The technology gap that must be bridged
Today, Japan's most advanced domestic capacity is 40 nm. TSMC already produces 2 nm at industrial scale and is developing 1.6–1.4 nm. Rapidus uses High-NA EUV equipment from ASML and technical support from IBM — approximately 10 IBM engineers work constantly at the Chitose facility. After 2 nm, the goal is 1.4 nm, and then 1 nm. The total cost of this path is estimated to exceed ¥7 trillion.
- The state has already allocated: ~¥2.9 trillion
- Needs to attract from banks and private investors: ~¥4 trillion
- Private sector in the latest round: ¥130 billion — from 32 companies, including Sony, Toyota, Canon, and Seiko Epson
Why private business remains cautious
Despite a growing list of shareholders, private investors remain significantly more cautious than the state — due to technological uncertainty and the absence of a confirmed order portfolio. According to Digitimes, regional banks are only "coordinating possible investments," and the final figures of participants may still change. Prime Minister Shigeru Ishiba publicly acknowledged that taxpayer spending requires a clear strategy — but emphasized that falling behind in the global semiconductor race would be irreversible.

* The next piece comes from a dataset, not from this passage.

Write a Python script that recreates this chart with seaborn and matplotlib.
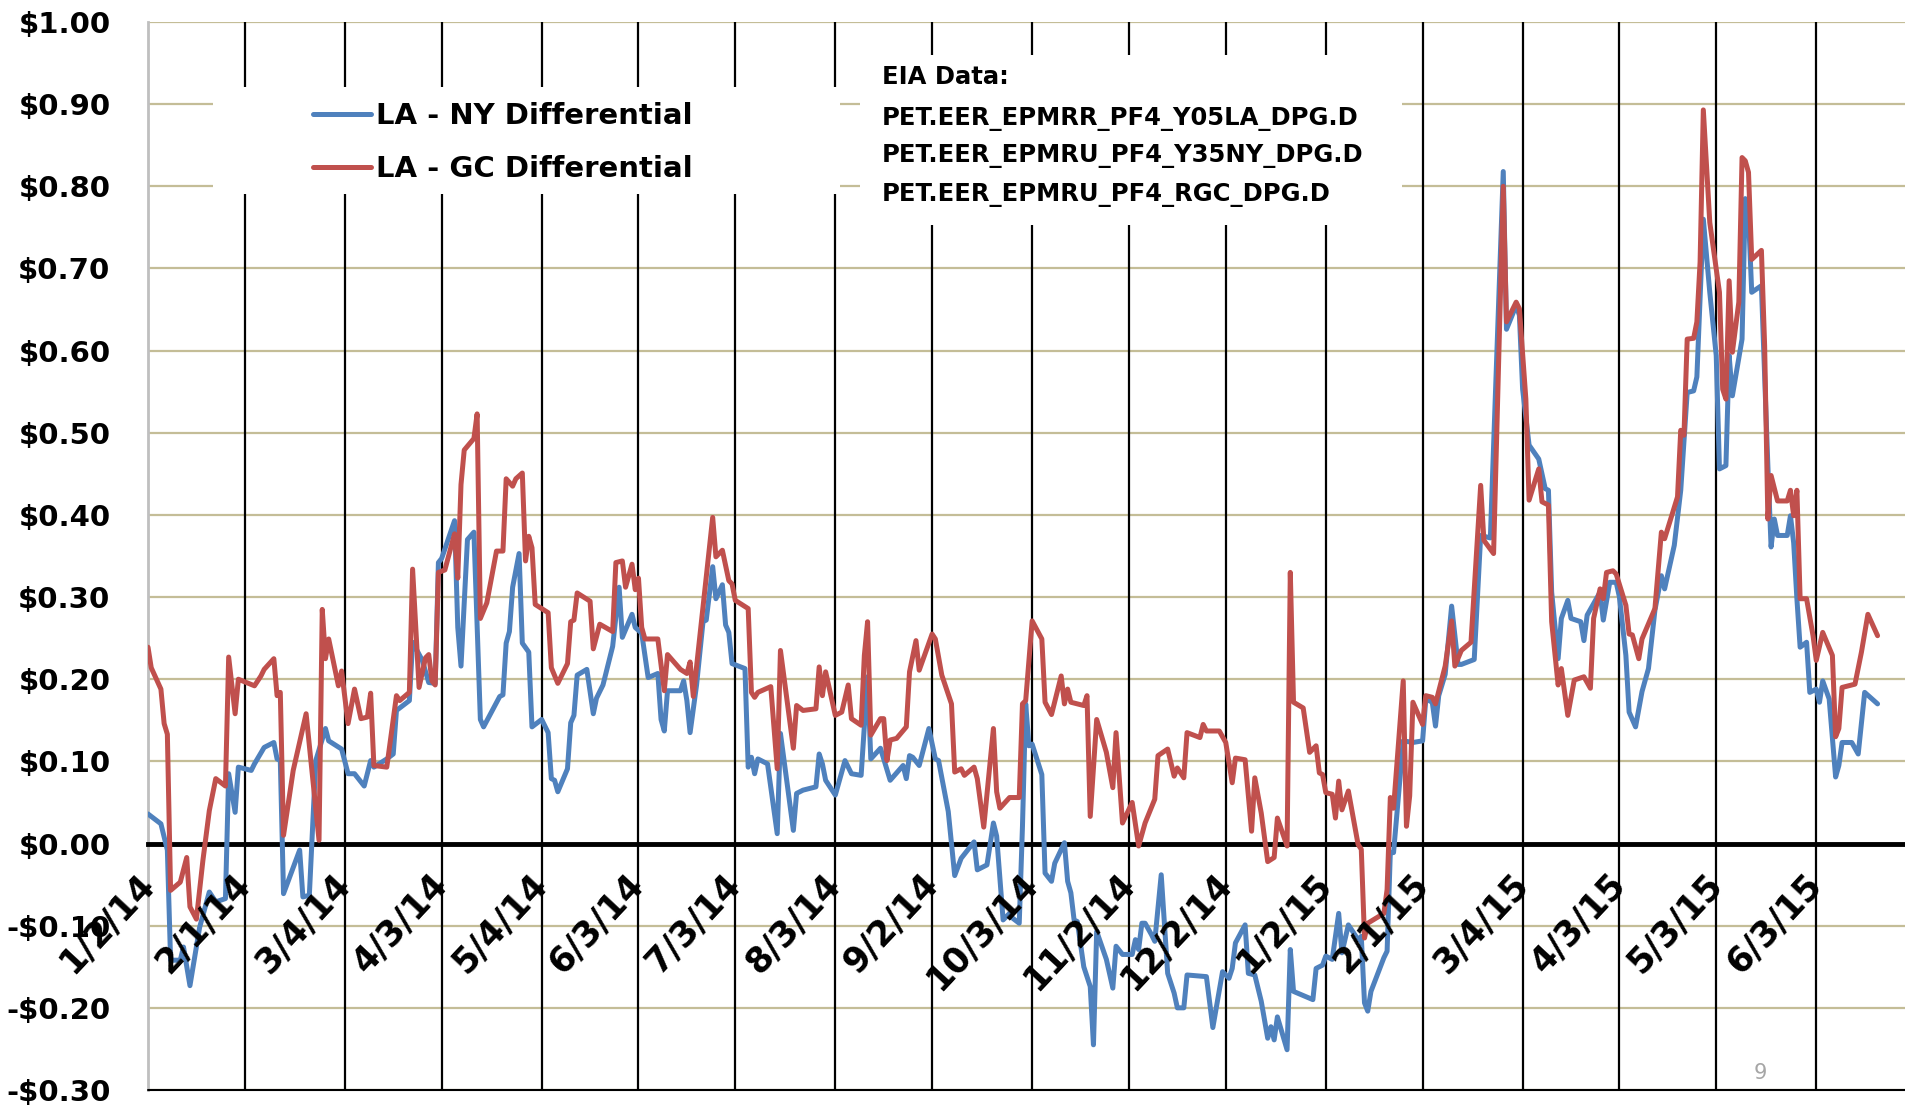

In parallel, Rapidus is in negotiations with over 60 potential customers in AI, robotics, and edge computing, including American startup Tenstorrent, which develops RISC-V processors as an alternative to Nvidia.
The bet is made, but not confirmed
Japan lost its leadership in chips in the 1990s, when Samsung and TSMC surpassed NEC, Hitachi, and Mitsubishi Electric. Rapidus is an attempt at a comeback not through catch-up, but through a leap directly to the cutting edge. There is a precedent: TSMC's involvement in Kumamoto showed that state subsidies can change industrial geography.
But TSMC came with established production. Rapidus starts from scratch — with first test wafers, an ambitious 2027 deadline, and a state that legally can take control of the company if it fails to deliver.
If by the end of 2026 Rapidus does not sign contracts with several customers independent of the state — the investment risks becoming the most expensive industrial experiment in Japanese history without commercial results.